### Material provided

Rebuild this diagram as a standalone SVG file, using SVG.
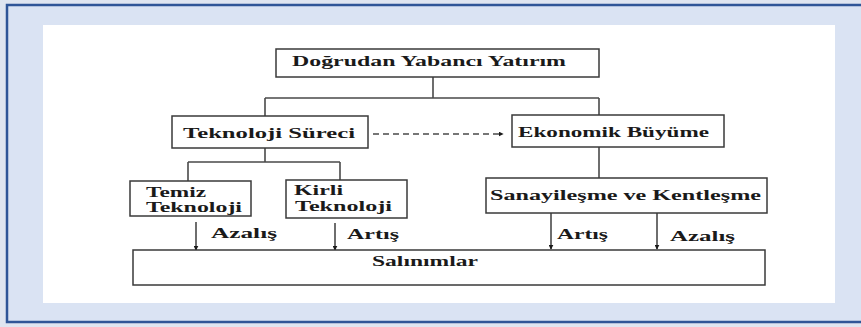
<svg xmlns="http://www.w3.org/2000/svg" width="861" height="327" viewBox="0 0 861 327">
<defs>
<style>
.box{fill:#ffffff;stroke:#3a3a3a;stroke-width:1.5}
.ln{fill:none;stroke:#4a4a4a;stroke-width:1.6}
.t{font-family:"Liberation Serif","Times New Roman",serif;font-weight:bold;font-size:15px;fill:#1a1a1a}
</style>
<marker id="ah" viewBox="0 0 8 8" refX="7" refY="4" markerWidth="5" markerHeight="5" orient="auto" markerUnits="userSpaceOnUse">
<path d="M0,0 L8,4 L0,8 Z" fill="#1a1a1a"/>
</marker>
</defs>
<rect x="0" y="0" width="861" height="327" fill="#dfe5f0"/>
<rect x="7" y="5" width="870" height="317" fill="#dae3f3" stroke="#2f5597" stroke-width="2.5"/>
<rect x="43" y="25" width="792" height="278" fill="#ffffff"/>

<g id="connectors">
<path class="ln" d="M433,77 V98 M265,98 H599 M265,98 V116 M599,98 V115"/>
<path class="ln" d="M265,148 V162 M188,162 H340 M188,162 V181 M340,162 V180"/>
<path class="ln" d="M599,147 V178"/>
<line x1="373" y1="134" x2="503" y2="134" class="ln" stroke-dasharray="6,4" marker-end="url(#ah)"/>
<line x1="196" y1="222" x2="196" y2="250" class="ln" marker-end="url(#ah)"/>
<line x1="335" y1="223" x2="335" y2="250" class="ln" marker-end="url(#ah)"/>
<line x1="551" y1="213" x2="551" y2="249" class="ln" marker-end="url(#ah)"/>
<line x1="657" y1="213" x2="657" y2="249" class="ln" marker-end="url(#ah)"/>
<text class="t" x="211" y="238" textLength="66" lengthAdjust="spacingAndGlyphs">Azalış</text>
<text class="t" x="347" y="239" textLength="52" lengthAdjust="spacingAndGlyphs">Artış</text>
<text class="t" x="557" y="239" textLength="51" lengthAdjust="spacingAndGlyphs">Artış</text>
<text class="t" x="670" y="241" textLength="65" lengthAdjust="spacingAndGlyphs">Azalış</text>
</g>

<g id="dyy">
<rect class="box" x="276" y="49" width="323" height="28"/>
<text class="t" x="292" y="66" textLength="274" lengthAdjust="spacingAndGlyphs">Doğrudan Yabancı Yatırım</text>
</g>
<g id="teknoloji">
<rect class="box" x="172" y="116" width="196" height="32"/>
<text class="t" x="183" y="138" textLength="172" lengthAdjust="spacingAndGlyphs">Teknoloji Süreci</text>
</g>
<g id="ekonomik">
<rect class="box" x="512" y="115" width="212" height="32"/>
<text class="t" x="518" y="137" textLength="191" lengthAdjust="spacingAndGlyphs">Ekonomik Büyüme</text>
</g>
<g id="temiz">
<rect class="box" x="130" y="181" width="121" height="35"/>
<text class="t" x="146" y="197" textLength="60" lengthAdjust="spacingAndGlyphs">Temiz</text>
<text class="t" x="146" y="212" textLength="96" lengthAdjust="spacingAndGlyphs">Teknoloji</text>
</g>
<g id="kirli">
<rect class="box" x="286" y="180" width="121" height="38"/>
<text class="t" x="294" y="195" textLength="49" lengthAdjust="spacingAndGlyphs">Kirli</text>
<text class="t" x="295" y="211" textLength="97" lengthAdjust="spacingAndGlyphs">Teknoloji</text>
</g>
<g id="sanayi">
<rect class="box" x="486" y="178" width="281" height="35"/>
<text class="t" x="490" y="200" textLength="271" lengthAdjust="spacingAndGlyphs">Sanayileşme ve Kentleşme</text>
</g>
<g id="salinimlar">
<rect class="box" x="133" y="250" width="632" height="35"/>
<text class="t" x="372" y="266" textLength="106" lengthAdjust="spacingAndGlyphs">Salınımlar</text>
</g>
</svg>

### Written task
Extract every line of the data exactly; pictures stay out.

### Output below
Rebuild this diagram as a standalone SVG file, using SVG.
<svg xmlns="http://www.w3.org/2000/svg" width="861" height="327" viewBox="0 0 861 327">
<defs>
<style>
.box{fill:#ffffff;stroke:#3a3a3a;stroke-width:1.5}
.ln{fill:none;stroke:#4a4a4a;stroke-width:1.6}
.t{font-family:"Liberation Serif","Times New Roman",serif;font-weight:bold;font-size:15px;fill:#1a1a1a}
</style>
<marker id="ah" viewBox="0 0 8 8" refX="7" refY="4" markerWidth="5" markerHeight="5" orient="auto" markerUnits="userSpaceOnUse">
<path d="M0,0 L8,4 L0,8 Z" fill="#1a1a1a"/>
</marker>
</defs>
<rect x="0" y="0" width="861" height="327" fill="#dfe5f0"/>
<rect x="7" y="5" width="870" height="317" fill="#dae3f3" stroke="#2f5597" stroke-width="2.5"/>
<rect x="43" y="25" width="792" height="278" fill="#ffffff"/>

<g id="connectors">
<path class="ln" d="M433,77 V98 M265,98 H599 M265,98 V116 M599,98 V115"/>
<path class="ln" d="M265,148 V162 M188,162 H340 M188,162 V181 M340,162 V180"/>
<path class="ln" d="M599,147 V178"/>
<line x1="373" y1="134" x2="503" y2="134" class="ln" stroke-dasharray="6,4" marker-end="url(#ah)"/>
<line x1="196" y1="222" x2="196" y2="250" class="ln" marker-end="url(#ah)"/>
<line x1="335" y1="223" x2="335" y2="250" class="ln" marker-end="url(#ah)"/>
<line x1="551" y1="213" x2="551" y2="249" class="ln" marker-end="url(#ah)"/>
<line x1="657" y1="213" x2="657" y2="249" class="ln" marker-end="url(#ah)"/>
<text class="t" x="211" y="238" textLength="66" lengthAdjust="spacingAndGlyphs">Azalış</text>
<text class="t" x="347" y="239" textLength="52" lengthAdjust="spacingAndGlyphs">Artış</text>
<text class="t" x="557" y="239" textLength="51" lengthAdjust="spacingAndGlyphs">Artış</text>
<text class="t" x="670" y="241" textLength="65" lengthAdjust="spacingAndGlyphs">Azalış</text>
</g>

<g id="dyy">
<rect class="box" x="276" y="49" width="323" height="28"/>
<text class="t" x="292" y="66" textLength="274" lengthAdjust="spacingAndGlyphs">Doğrudan Yabancı Yatırım</text>
</g>
<g id="teknoloji">
<rect class="box" x="172" y="116" width="196" height="32"/>
<text class="t" x="183" y="138" textLength="172" lengthAdjust="spacingAndGlyphs">Teknoloji Süreci</text>
</g>
<g id="ekonomik">
<rect class="box" x="512" y="115" width="212" height="32"/>
<text class="t" x="518" y="137" textLength="191" lengthAdjust="spacingAndGlyphs">Ekonomik Büyüme</text>
</g>
<g id="temiz">
<rect class="box" x="130" y="181" width="121" height="35"/>
<text class="t" x="146" y="197" textLength="60" lengthAdjust="spacingAndGlyphs">Temiz</text>
<text class="t" x="146" y="212" textLength="96" lengthAdjust="spacingAndGlyphs">Teknoloji</text>
</g>
<g id="kirli">
<rect class="box" x="286" y="180" width="121" height="38"/>
<text class="t" x="294" y="195" textLength="49" lengthAdjust="spacingAndGlyphs">Kirli</text>
<text class="t" x="295" y="211" textLength="97" lengthAdjust="spacingAndGlyphs">Teknoloji</text>
</g>
<g id="sanayi">
<rect class="box" x="486" y="178" width="281" height="35"/>
<text class="t" x="490" y="200" textLength="271" lengthAdjust="spacingAndGlyphs">Sanayileşme ve Kentleşme</text>
</g>
<g id="salinimlar">
<rect class="box" x="133" y="250" width="632" height="35"/>
<text class="t" x="372" y="266" textLength="106" lengthAdjust="spacingAndGlyphs">Salınımlar</text>
</g>
</svg>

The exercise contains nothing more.